_Prompt_
Return the whole listing, line for line, without the pictures in it.

_Recorded data_

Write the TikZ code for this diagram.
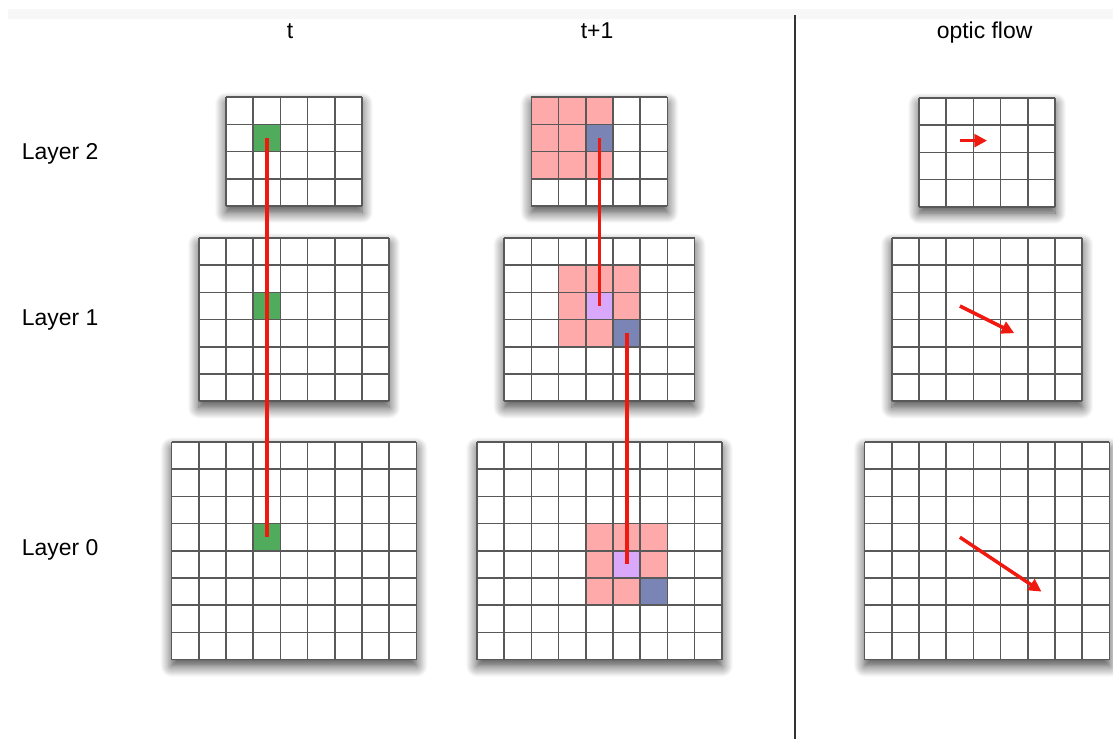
\documentclass[tikz,border=0pt]{standalone}
\usepackage{fontspec}
\setmainfont{Liberation Sans}
\usepackage{xcolor}
\usepackage{tikz}
\usetikzlibrary{arrows.meta, calc, shadows.blur}

\definecolor{verde}{RGB}{80,172,92}
\definecolor{rosa}{RGB}{255,170,170}
\definecolor{blu}{RGB}{122,133,182}
\definecolor{viola}{RGB}{218,168,250}
\definecolor{rosso}{RGB}{240,25,15}

\tikzset{
    griglia/.style={draw=black!65, line width=1pt, step=1},
    sfondo/.style={fill=white, blur shadow={shadow xshift=0pt, shadow yshift=-4pt, shadow blur radius=7pt, shadow blur steps=12, shadow opacity=75}},
    legame/.style={rosso, line width=2.4pt},
    flusso/.style={rosso, line width=2.2pt, -{Triangle[length=8pt, width=8pt]}},
    etichetta/.style={font=\fontsize{14.4}{17}\selectfont, anchor=base}
}

\begin{document}
\begin{tikzpicture}[x=0.6cm, y=0.6cm]
    \useasboundingbox (0, 0) rectangle (40.92, -27.17);
    \fill[black!3] (0.3, -0.33) rectangle (40.92, -0.7);

    % Titoli
    \node[etichetta] (tit-t) at (10.66, -1.4) {t};
    \node[etichetta] (tit-t1) at (21.95, -1.4) {t+1};
    \node[etichetta] (tit-flow) at (36.2, -1.4) {optic flow};
    \node[etichetta, anchor=base west] (lay2) at (0.6, -5.85) {Layer 2};
    \node[etichetta, anchor=base west] (lay1) at (0.6, -11.98) {Layer 1};
    \node[etichetta, anchor=base west] (lay0) at (0.6, -20.44) {Layer 0};

    % Separatore
    \draw[black!80, line width=1.4pt] (29.23, -0.55) -- (29.23, -27.17);

    % Sfondi con ombra
    \foreach \gx/\gy/\gc/\gr in {8.31/3.57/5/4, 7.31/8.75/7/6, 6.31/16.25/9/8,
                                 19.54/3.57/5/4, 18.54/8.75/7/6, 17.54/16.25/9/8,
                                 33.79/3.6/5/4, 32.79/8.75/7/6, 31.79/16.25/9/8}
        \path[sfondo] (\gx, -\gy) rectangle ++(\gc, -\gr);

    % Colonna t
    \fill[verde, shift={(8.31, -3.57)}] (1, -1) rectangle ++(1, -1);
    \fill[verde, shift={(7.31, -8.75)}] (2, -2) rectangle ++(1, -1);
    \fill[verde, shift={(6.31, -16.25)}] (3, -3) rectangle ++(1, -1);

    % Colonna t+1
    \begin{scope}[shift={(19.54, -3.57)}]
        \fill[rosa] (0, 0) rectangle (3, -3);
        \fill[blu] (2, -1) rectangle ++(1, -1);
    \end{scope}
    \begin{scope}[shift={(18.54, -8.75)}]
        \fill[rosa] (2, -1) rectangle (5, -4);
        \fill[viola] (3, -2) rectangle ++(1, -1);
        \fill[blu] (4, -3) rectangle ++(1, -1);
    \end{scope}
    \begin{scope}[shift={(17.54, -16.25)}]
        \fill[rosa] (4, -3) rectangle (7, -6);
        \fill[viola] (5, -4) rectangle ++(1, -1);
        \fill[blu] (6, -5) rectangle ++(1, -1);
    \end{scope}

    % Griglie
    \foreach \gx/\gy/\gc/\gr in {8.31/3.57/5/4, 7.31/8.75/7/6, 6.31/16.25/9/8,
                                 19.54/3.57/5/4, 18.54/8.75/7/6, 17.54/16.25/9/8,
                                 33.79/3.6/5/4, 32.79/8.75/7/6, 31.79/16.25/9/8}
        \draw[griglia, shift={(\gx, -\gy)}] (0, 0) grid (\gc, -\gr);

    % Corrispondenze
    \coordinate (t2) at (9.81, -5.07);
    \coordinate (t1) at (9.81, -11.25);
    \coordinate (t0) at (9.81, -19.75);
    \draw[legame] (t2) -- (t1) -- (t0);

    \coordinate (s2b) at (22.04, -5.07);
    \coordinate (s1v) at (22.04, -11.25);
    \coordinate (s1b) at (23.04, -12.25);
    \coordinate (s0v) at (23.04, -20.75);
    \draw[legame] (s2b) -- (s1v);
    \draw[legame] (s1b) -- (s0v);

    % Flusso ottico
    \coordinate (f2a) at (35.29, -5.17);
    \coordinate (f2b) at (36.29, -5.17);
    \coordinate (f1a) at (35.29, -11.25);
    \coordinate (f1b) at (37.29, -12.25);
    \coordinate (f0a) at (35.29, -19.75);
    \coordinate (f0b) at (38.29, -21.75);
    \draw[flusso] (f2a) -- (f2b);
    \draw[flusso] (f1a) -- (f1b);
    \draw[flusso] (f0a) -- (f0b);
\end{tikzpicture}
\end{document}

_Answer below_
Write the TikZ code for this diagram.
\documentclass[tikz,border=0pt]{standalone}
\usepackage{fontspec}
\setmainfont{Liberation Sans}
\usepackage{xcolor}
\usepackage{tikz}
\usetikzlibrary{arrows.meta, calc, shadows.blur}

\definecolor{verde}{RGB}{80,172,92}
\definecolor{rosa}{RGB}{255,170,170}
\definecolor{blu}{RGB}{122,133,182}
\definecolor{viola}{RGB}{218,168,250}
\definecolor{rosso}{RGB}{240,25,15}

\tikzset{
    griglia/.style={draw=black!65, line width=1pt, step=1},
    sfondo/.style={fill=white, blur shadow={shadow xshift=0pt, shadow yshift=-4pt, shadow blur radius=7pt, shadow blur steps=12, shadow opacity=75}},
    legame/.style={rosso, line width=2.4pt},
    flusso/.style={rosso, line width=2.2pt, -{Triangle[length=8pt, width=8pt]}},
    etichetta/.style={font=\fontsize{14.4}{17}\selectfont, anchor=base}
}

\begin{document}
\begin{tikzpicture}[x=0.6cm, y=0.6cm]
    \useasboundingbox (0, 0) rectangle (40.92, -27.17);
    \fill[black!3] (0.3, -0.33) rectangle (40.92, -0.7);

    % Titoli
    \node[etichetta] (tit-t) at (10.66, -1.4) {t};
    \node[etichetta] (tit-t1) at (21.95, -1.4) {t+1};
    \node[etichetta] (tit-flow) at (36.2, -1.4) {optic flow};
    \node[etichetta, anchor=base west] (lay2) at (0.6, -5.85) {Layer 2};
    \node[etichetta, anchor=base west] (lay1) at (0.6, -11.98) {Layer 1};
    \node[etichetta, anchor=base west] (lay0) at (0.6, -20.44) {Layer 0};

    % Separatore
    \draw[black!80, line width=1.4pt] (29.23, -0.55) -- (29.23, -27.17);

    % Sfondi con ombra
    \foreach \gx/\gy/\gc/\gr in {8.31/3.57/5/4, 7.31/8.75/7/6, 6.31/16.25/9/8,
                                 19.54/3.57/5/4, 18.54/8.75/7/6, 17.54/16.25/9/8,
                                 33.79/3.6/5/4, 32.79/8.75/7/6, 31.79/16.25/9/8}
        \path[sfondo] (\gx, -\gy) rectangle ++(\gc, -\gr);

    % Colonna t
    \fill[verde, shift={(8.31, -3.57)}] (1, -1) rectangle ++(1, -1);
    \fill[verde, shift={(7.31, -8.75)}] (2, -2) rectangle ++(1, -1);
    \fill[verde, shift={(6.31, -16.25)}] (3, -3) rectangle ++(1, -1);

    % Colonna t+1
    \begin{scope}[shift={(19.54, -3.57)}]
        \fill[rosa] (0, 0) rectangle (3, -3);
        \fill[blu] (2, -1) rectangle ++(1, -1);
    \end{scope}
    \begin{scope}[shift={(18.54, -8.75)}]
        \fill[rosa] (2, -1) rectangle (5, -4);
        \fill[viola] (3, -2) rectangle ++(1, -1);
        \fill[blu] (4, -3) rectangle ++(1, -1);
    \end{scope}
    \begin{scope}[shift={(17.54, -16.25)}]
        \fill[rosa] (4, -3) rectangle (7, -6);
        \fill[viola] (5, -4) rectangle ++(1, -1);
        \fill[blu] (6, -5) rectangle ++(1, -1);
    \end{scope}

    % Griglie
    \foreach \gx/\gy/\gc/\gr in {8.31/3.57/5/4, 7.31/8.75/7/6, 6.31/16.25/9/8,
                                 19.54/3.57/5/4, 18.54/8.75/7/6, 17.54/16.25/9/8,
                                 33.79/3.6/5/4, 32.79/8.75/7/6, 31.79/16.25/9/8}
        \draw[griglia, shift={(\gx, -\gy)}] (0, 0) grid (\gc, -\gr);

    % Corrispondenze
    \coordinate (t2) at (9.81, -5.07);
    \coordinate (t1) at (9.81, -11.25);
    \coordinate (t0) at (9.81, -19.75);
    \draw[legame] (t2) -- (t1) -- (t0);

    \coordinate (s2b) at (22.04, -5.07);
    \coordinate (s1v) at (22.04, -11.25);
    \coordinate (s1b) at (23.04, -12.25);
    \coordinate (s0v) at (23.04, -20.75);
    \draw[legame] (s2b) -- (s1v);
    \draw[legame] (s1b) -- (s0v);

    % Flusso ottico
    \coordinate (f2a) at (35.29, -5.17);
    \coordinate (f2b) at (36.29, -5.17);
    \coordinate (f1a) at (35.29, -11.25);
    \coordinate (f1b) at (37.29, -12.25);
    \coordinate (f0a) at (35.29, -19.75);
    \coordinate (f0b) at (38.29, -21.75);
    \draw[flusso] (f2a) -- (f2b);
    \draw[flusso] (f1a) -- (f1b);
    \draw[flusso] (f0a) -- (f0b);
\end{tikzpicture}
\end{document}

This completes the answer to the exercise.